The work of leadership in a nonprofit association is rarely about the mission on the wall. It’s about what happens when the board leaves, the donors go home, and the staff are left to carry that mission forward. That’s where vision, values, and culture come into play. It’s not just theory. It’s operational.

Vision: Beyond a Statement

Every association has a vision statement. Most are too long, too abstract, or written for a strategic plan that will sit in a drawer. That’s not what I mean.


A real vision is a tool. It’s how you help your team make decisions when you’re not in the room. If the staff can't say where you're headed, how can they align? Vision should guide strategy, budget, hiring, and partnerships. If it doesn’t, you haven’t landed it yet.

Values: Your Guardrails

Values are how your organization behaves under pressure. It’s easy to say “collaboration” in a calm moment, but what about when funding gets cut? When conflict arises? When you’re asked to compromise?


Strong leaders make values explicit. They hire for them, reward them, and are willing to lose short-term gains to preserve them. It’s one of the most potent ways to build internal trust and external credibility.
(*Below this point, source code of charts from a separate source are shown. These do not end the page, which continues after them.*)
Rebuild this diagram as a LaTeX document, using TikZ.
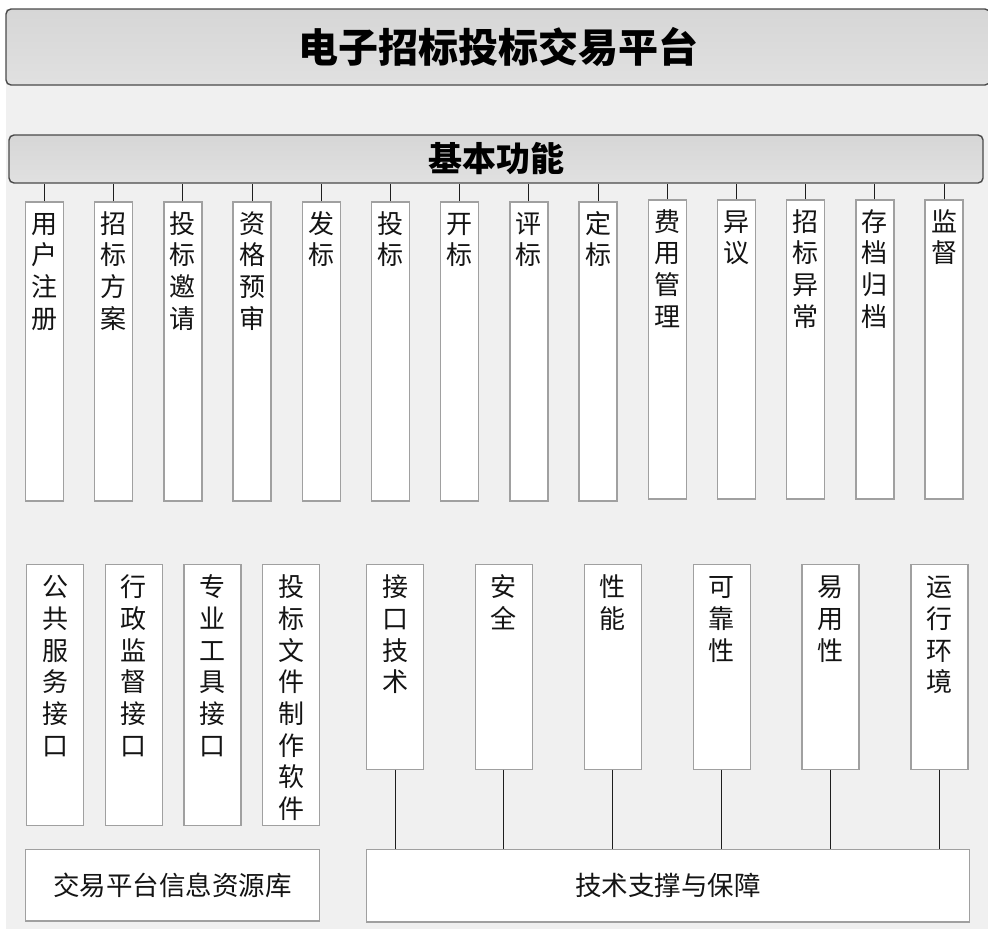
\documentclass[tikz,border=0pt]{standalone}
\usepackage{fontspec}
\setmainfont{Noto Sans CJK SC}
\usepackage{tikz}
\usetikzlibrary{positioning}

\definecolor{bggray}{HTML}{F0F0F0}
\definecolor{headline}{HTML}{4A4A4A}
\definecolor{boxline}{HTML}{A0A0A0}
\definecolor{wire}{HTML}{1E1E1E}

\tikzset{
  head/.style={draw=headline, line width=1.4pt, rounded corners=5pt, top color=black!16, bottom color=black!12, inner sep=0pt},
  fn/.style={draw=boxline, fill=white, line width=1.3pt, inner sep=0pt, minimum width=38pt, text width=30pt, align=center,
    text height=31pt, text depth=268pt, text=black!92, font=\fontsize{26}{31.7}\selectfont},
  ifc/.style={fn, minimum width=57pt, text height=32pt, text depth=229pt},
  tech/.style={ifc, text depth=172.6pt},
  base/.style={draw=boxline, fill=white, line width=1.3pt, inner sep=0pt, text=black!92, font=\fontsize{26.5}{26.5}\selectfont},
  conn/.style={draw=wire, line width=1pt}
}

\begin{document}
\begin{tikzpicture}[x=1pt, y=-1pt, on grid, node distance=69.2pt]
   \useasboundingbox (0,0) rectangle (988,929);
   \fill[bggray] (6,9) rectangle (988,929);

   \node[head, minimum width=984pt, minimum height=76pt, font=\bfseries\fontsize{40}{40}\selectfont] (title) at (498,47) {电子招标投标交易平台};
   \node[head, minimum width=974pt, minimum height=48pt, font=\bfseries\fontsize{34}{34}\selectfont] (func) at (496,159) {基本功能};

   \node[fn] (reg)  at (44.5,351.5)      {用\\户\\注\\册};
   \node[fn] (plan) [right=of reg]  {招\\标\\方\\案};
   \node[fn] (invt) [right=of plan] {投\\标\\邀\\请};
   \node[fn] (qual) [right=of invt] {资\\格\\预\\审};
   \node[fn] (issu) [right=of qual] {发\\标};
   \node[fn] (bid)  [right=of issu] {投\\标};
   \node[fn] (open) [right=of bid]  {开\\标};
   \node[fn] (eval) [right=of open] {评\\标};
   \node[fn] (awrd) [right=of eval] {定\\标};
   \node[fn] (fee)  [right=of awrd, yshift=2pt] {费\\用\\管\\理};
   \node[fn] (objc) [right=of fee]  {异\\议};
   \node[fn] (abn)  [right=of objc] {招\\标\\异\\常};
   \node[fn] (arch) [right=of abn]  {存\\档\\归\\档};
   \node[fn] (supv) [right=of arch] {监\\督};

   \node[ifc] (pub)  at (55,695.2)      {公\\共\\服\\务\\接\\口};
   \node[ifc] (adm)  [right=78.7pt of pub] {行\\政\\监\\督\\接\\口};
   \node[ifc] (tool) [right=78.7pt of adm] {专\\业\\工\\具\\接\\口};
   \node[ifc] (soft) [right=78.7pt of tool] {投\\标\\文\\件\\制\\作\\软\\件};

   \node[tech] (intf) at (395,667)      {接\\口\\技\\术};
   \node[tech] (sec)  [right=108.9pt of intf] {安\\全};
   \node[tech] (perf) [right=108.9pt of sec]  {性\\能};
   \node[tech] (rel)  [right=108.9pt of perf] {可\\靠\\性};
   \node[tech] (use)  [right=108.9pt of rel]  {易\\用\\性};
   \node[tech] (env)  [right=108.9pt of use]  {运\\行\\环\\境};

   \node[base, minimum width=293.6pt, minimum height=71.7pt] (lib) at (172.5,885.2) {交易平台信息资源库};
   \node[base, minimum width=602.6pt, minimum height=72.6pt] (sup) at (668,885.7) {技术支撑与保障};

   \path[conn]
    (reg)  edge (reg  |- func.south)
    (plan) edge (plan |- func.south)
    (invt) edge (invt |- func.south)
    (qual) edge (qual |- func.south)
    (issu) edge (issu |- func.south)
    (bid)  edge (bid  |- func.south)
    (open) edge (open |- func.south)
    (eval) edge (eval |- func.south)
    (awrd) edge (awrd |- func.south)
    (fee)  edge (fee  |- func.south)
    (objc) edge (objc |- func.south)
    (abn)  edge (abn  |- func.south)
    (arch) edge (arch |- func.south)
    (supv) edge (supv |- func.south)
    (intf) edge (intf |- sup.north)
    (sec)  edge (sec  |- sup.north)
    (perf) edge (perf |- sup.north)
    (rel)  edge (rel  |- sup.north)
    (use)  edge (use  |- sup.north)
    (env)  edge (env  |- sup.north);
\end{tikzpicture}
\end{document}
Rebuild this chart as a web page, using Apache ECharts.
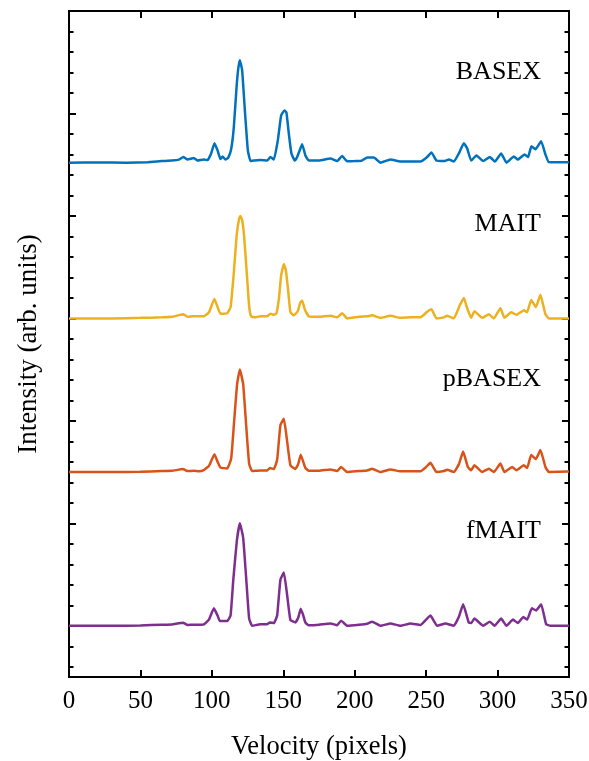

Culture: The System You Create

Culture is not “vibe.” It’s systems, incentives, and behaviors repeated over time. If staff feel overworked and unheard, that’s culture. If innovation is encouraged but failure is punished, that’s culture. If senior staff get away with behavior others would be fired for, that’s culture too.


Culture is the output of leadership. It's not something you fix with snacks and slogans. It takes honest assessment, clear expectations, and consistent modeling from the top.

Practical Takeaways

  • Codify your values and tie them to behaviors. Avoid vague phrases. Be specific.

  • Check alignment: Does your budget reflect your vision? Does your org chart?

  • Audit your culture regularly. Ask hard questions. What are you tolerating?

  • Model visibly. Your team watches what you do more than what you say.